SET PROBLEM
Reproduce word for word the lines from the beginning of the entries to the line with "import plotly.graph_objects as go", both included, but none of the pictures.
++++++
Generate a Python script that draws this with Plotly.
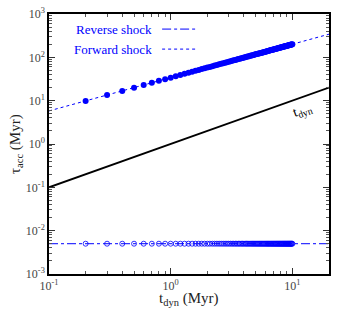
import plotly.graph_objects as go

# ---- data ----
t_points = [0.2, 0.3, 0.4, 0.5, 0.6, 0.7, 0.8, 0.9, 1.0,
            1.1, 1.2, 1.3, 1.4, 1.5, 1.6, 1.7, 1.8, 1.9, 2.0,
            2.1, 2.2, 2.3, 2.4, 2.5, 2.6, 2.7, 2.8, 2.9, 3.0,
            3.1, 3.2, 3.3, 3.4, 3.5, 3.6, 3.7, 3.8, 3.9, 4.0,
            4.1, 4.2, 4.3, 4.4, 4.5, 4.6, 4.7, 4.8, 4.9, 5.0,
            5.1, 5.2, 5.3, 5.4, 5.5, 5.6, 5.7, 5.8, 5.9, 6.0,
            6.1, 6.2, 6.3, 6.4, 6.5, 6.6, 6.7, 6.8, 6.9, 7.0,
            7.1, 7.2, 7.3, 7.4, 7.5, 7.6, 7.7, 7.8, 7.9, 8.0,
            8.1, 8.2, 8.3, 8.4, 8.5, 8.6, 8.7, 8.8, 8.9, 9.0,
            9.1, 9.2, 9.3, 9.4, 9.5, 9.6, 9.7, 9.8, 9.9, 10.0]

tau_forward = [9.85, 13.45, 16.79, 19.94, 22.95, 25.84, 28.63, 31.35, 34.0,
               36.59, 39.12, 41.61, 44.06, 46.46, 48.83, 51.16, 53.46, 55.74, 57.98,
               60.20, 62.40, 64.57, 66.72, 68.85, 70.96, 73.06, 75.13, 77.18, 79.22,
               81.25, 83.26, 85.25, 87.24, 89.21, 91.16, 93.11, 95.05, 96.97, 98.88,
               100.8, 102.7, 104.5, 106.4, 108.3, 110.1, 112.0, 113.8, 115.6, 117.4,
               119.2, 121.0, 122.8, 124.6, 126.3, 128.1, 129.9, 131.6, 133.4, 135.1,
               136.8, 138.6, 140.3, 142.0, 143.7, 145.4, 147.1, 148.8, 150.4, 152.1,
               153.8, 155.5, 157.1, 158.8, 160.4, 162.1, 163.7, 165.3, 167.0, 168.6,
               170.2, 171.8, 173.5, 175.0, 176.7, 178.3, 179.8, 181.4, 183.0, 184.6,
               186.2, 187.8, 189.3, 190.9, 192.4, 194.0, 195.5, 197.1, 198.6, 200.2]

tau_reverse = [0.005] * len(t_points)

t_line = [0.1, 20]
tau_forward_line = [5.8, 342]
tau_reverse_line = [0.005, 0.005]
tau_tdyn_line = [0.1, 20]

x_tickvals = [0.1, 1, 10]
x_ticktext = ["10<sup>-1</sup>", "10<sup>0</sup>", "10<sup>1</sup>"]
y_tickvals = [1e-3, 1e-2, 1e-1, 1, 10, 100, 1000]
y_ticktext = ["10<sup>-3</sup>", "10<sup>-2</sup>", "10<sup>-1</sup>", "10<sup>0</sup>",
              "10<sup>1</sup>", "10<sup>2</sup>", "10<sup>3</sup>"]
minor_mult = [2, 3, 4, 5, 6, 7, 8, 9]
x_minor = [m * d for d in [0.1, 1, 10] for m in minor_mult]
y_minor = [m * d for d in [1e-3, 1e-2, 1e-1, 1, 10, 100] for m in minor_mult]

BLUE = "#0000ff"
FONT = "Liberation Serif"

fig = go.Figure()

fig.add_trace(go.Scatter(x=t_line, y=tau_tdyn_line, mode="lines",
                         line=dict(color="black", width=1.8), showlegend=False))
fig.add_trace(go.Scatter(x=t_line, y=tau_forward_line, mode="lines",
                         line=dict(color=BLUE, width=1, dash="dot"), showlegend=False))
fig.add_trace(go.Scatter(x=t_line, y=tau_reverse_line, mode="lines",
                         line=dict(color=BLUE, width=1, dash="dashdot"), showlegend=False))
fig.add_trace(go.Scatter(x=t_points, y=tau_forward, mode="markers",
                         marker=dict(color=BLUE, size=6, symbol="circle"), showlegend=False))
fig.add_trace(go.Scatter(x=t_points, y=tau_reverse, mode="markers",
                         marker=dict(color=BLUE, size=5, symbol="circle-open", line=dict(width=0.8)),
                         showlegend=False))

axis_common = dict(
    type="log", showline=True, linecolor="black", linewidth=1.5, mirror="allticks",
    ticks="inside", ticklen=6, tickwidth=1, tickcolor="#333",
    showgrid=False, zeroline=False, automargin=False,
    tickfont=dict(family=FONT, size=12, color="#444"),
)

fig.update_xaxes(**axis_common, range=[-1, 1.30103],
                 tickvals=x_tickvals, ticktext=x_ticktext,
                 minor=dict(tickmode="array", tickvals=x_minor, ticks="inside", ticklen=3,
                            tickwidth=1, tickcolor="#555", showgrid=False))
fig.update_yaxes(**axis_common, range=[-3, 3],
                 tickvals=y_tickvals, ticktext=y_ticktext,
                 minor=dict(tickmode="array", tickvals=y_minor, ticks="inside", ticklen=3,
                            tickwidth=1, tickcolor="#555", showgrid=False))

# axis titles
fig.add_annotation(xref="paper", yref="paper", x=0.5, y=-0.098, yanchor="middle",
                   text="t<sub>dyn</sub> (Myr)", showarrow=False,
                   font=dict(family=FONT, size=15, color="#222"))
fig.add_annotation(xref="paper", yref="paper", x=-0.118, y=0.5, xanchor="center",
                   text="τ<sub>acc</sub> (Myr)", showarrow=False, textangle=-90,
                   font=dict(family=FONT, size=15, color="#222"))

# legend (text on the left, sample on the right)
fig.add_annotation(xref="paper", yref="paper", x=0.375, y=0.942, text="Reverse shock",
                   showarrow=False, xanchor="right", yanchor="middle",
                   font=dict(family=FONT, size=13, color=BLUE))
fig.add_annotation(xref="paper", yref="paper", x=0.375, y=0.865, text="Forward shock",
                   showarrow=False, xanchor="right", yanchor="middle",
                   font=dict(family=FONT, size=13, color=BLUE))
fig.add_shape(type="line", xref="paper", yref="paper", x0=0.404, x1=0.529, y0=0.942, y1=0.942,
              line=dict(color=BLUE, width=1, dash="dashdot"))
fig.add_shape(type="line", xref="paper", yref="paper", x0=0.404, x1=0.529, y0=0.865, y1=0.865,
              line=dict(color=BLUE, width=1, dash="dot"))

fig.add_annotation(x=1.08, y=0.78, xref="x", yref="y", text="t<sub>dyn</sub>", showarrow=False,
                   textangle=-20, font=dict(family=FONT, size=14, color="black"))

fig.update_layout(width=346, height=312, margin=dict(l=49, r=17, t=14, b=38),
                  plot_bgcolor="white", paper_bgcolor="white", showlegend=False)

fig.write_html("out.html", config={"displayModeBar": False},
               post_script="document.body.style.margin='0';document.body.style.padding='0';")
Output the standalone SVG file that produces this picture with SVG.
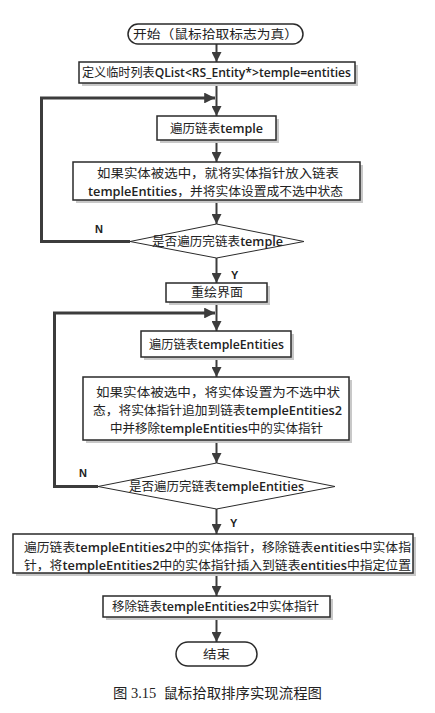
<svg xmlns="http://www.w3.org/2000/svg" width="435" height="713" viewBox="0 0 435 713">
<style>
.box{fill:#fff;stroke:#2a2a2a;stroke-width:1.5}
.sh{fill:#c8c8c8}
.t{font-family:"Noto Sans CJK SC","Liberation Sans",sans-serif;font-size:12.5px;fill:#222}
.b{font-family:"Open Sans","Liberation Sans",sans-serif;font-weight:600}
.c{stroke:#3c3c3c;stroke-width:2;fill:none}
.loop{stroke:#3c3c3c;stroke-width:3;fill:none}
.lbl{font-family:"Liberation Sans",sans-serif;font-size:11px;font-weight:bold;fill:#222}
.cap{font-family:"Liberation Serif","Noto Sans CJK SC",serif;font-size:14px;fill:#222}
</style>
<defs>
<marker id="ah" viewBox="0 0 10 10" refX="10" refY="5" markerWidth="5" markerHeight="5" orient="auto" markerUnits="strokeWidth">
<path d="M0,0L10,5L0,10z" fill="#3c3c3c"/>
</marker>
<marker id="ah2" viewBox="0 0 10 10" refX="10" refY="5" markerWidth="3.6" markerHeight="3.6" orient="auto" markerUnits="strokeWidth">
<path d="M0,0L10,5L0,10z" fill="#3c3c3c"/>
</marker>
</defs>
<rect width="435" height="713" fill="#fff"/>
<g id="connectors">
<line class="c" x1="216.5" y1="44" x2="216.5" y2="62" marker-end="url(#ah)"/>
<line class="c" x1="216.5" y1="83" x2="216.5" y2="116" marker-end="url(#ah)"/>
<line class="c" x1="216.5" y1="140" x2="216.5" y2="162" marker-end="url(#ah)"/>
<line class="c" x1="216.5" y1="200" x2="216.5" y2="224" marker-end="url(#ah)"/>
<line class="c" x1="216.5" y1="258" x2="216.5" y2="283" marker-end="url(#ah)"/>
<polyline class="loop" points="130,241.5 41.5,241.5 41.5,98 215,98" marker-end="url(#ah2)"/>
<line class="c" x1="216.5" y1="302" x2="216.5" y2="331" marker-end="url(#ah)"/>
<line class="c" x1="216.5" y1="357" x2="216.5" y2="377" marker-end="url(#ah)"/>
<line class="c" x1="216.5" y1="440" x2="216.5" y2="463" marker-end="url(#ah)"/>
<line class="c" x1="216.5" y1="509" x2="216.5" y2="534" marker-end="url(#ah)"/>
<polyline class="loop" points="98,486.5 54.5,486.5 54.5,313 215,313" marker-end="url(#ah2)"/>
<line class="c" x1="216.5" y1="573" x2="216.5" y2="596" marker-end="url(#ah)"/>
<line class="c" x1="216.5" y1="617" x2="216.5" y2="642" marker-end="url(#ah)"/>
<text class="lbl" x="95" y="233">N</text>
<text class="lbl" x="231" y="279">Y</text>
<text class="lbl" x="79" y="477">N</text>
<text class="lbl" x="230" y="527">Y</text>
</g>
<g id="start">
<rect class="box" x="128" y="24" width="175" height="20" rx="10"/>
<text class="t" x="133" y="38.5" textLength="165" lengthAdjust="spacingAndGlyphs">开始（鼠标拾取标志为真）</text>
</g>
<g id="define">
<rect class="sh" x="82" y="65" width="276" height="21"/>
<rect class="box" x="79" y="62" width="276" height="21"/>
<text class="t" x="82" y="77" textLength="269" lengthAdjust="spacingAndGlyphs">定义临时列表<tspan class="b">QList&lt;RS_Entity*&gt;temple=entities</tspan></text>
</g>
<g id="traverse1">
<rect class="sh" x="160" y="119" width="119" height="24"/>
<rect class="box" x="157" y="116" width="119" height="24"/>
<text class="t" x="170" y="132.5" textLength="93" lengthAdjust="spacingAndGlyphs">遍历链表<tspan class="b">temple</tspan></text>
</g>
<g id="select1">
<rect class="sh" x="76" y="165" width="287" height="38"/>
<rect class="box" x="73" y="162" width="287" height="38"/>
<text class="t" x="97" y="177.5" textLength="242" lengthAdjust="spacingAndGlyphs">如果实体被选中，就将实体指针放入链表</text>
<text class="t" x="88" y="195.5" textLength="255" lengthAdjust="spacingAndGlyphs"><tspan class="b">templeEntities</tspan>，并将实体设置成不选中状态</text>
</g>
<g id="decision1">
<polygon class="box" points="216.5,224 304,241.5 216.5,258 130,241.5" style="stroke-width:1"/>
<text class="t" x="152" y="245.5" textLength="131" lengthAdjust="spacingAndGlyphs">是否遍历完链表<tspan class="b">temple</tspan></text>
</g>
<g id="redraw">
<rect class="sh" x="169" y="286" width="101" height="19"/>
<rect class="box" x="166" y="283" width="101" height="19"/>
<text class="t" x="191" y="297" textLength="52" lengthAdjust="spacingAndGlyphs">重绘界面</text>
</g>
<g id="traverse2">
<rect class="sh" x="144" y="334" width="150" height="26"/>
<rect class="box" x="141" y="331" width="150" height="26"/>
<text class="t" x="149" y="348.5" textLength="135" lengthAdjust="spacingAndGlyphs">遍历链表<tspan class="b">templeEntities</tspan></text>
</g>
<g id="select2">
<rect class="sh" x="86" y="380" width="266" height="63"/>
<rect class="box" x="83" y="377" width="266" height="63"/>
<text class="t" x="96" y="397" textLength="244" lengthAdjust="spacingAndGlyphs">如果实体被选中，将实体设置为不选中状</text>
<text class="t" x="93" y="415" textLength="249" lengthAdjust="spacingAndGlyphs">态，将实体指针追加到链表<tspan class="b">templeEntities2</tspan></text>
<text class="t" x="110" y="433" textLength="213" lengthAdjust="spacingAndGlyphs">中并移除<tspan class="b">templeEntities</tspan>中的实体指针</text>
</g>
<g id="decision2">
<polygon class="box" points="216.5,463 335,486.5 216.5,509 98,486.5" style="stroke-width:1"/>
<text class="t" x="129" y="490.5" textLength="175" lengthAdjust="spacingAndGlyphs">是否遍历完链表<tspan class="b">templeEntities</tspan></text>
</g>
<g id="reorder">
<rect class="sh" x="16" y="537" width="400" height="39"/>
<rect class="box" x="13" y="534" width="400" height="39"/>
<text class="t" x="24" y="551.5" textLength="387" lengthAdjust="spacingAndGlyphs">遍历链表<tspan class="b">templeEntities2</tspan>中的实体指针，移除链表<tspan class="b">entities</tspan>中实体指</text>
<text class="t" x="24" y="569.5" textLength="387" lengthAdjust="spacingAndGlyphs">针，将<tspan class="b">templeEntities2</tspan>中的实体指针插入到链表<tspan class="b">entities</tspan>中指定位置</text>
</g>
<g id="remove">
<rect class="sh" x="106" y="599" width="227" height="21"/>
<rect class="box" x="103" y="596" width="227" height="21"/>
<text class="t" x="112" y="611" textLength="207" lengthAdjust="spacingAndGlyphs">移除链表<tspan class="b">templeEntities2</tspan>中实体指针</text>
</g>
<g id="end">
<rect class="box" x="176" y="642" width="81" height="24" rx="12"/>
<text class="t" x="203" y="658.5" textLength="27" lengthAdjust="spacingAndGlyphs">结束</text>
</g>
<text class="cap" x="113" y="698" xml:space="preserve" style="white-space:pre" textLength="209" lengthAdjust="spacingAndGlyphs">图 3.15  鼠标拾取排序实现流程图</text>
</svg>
++++++
REPLY
Generate a Python script that draws this with Plotly.
import plotly.graph_objects as go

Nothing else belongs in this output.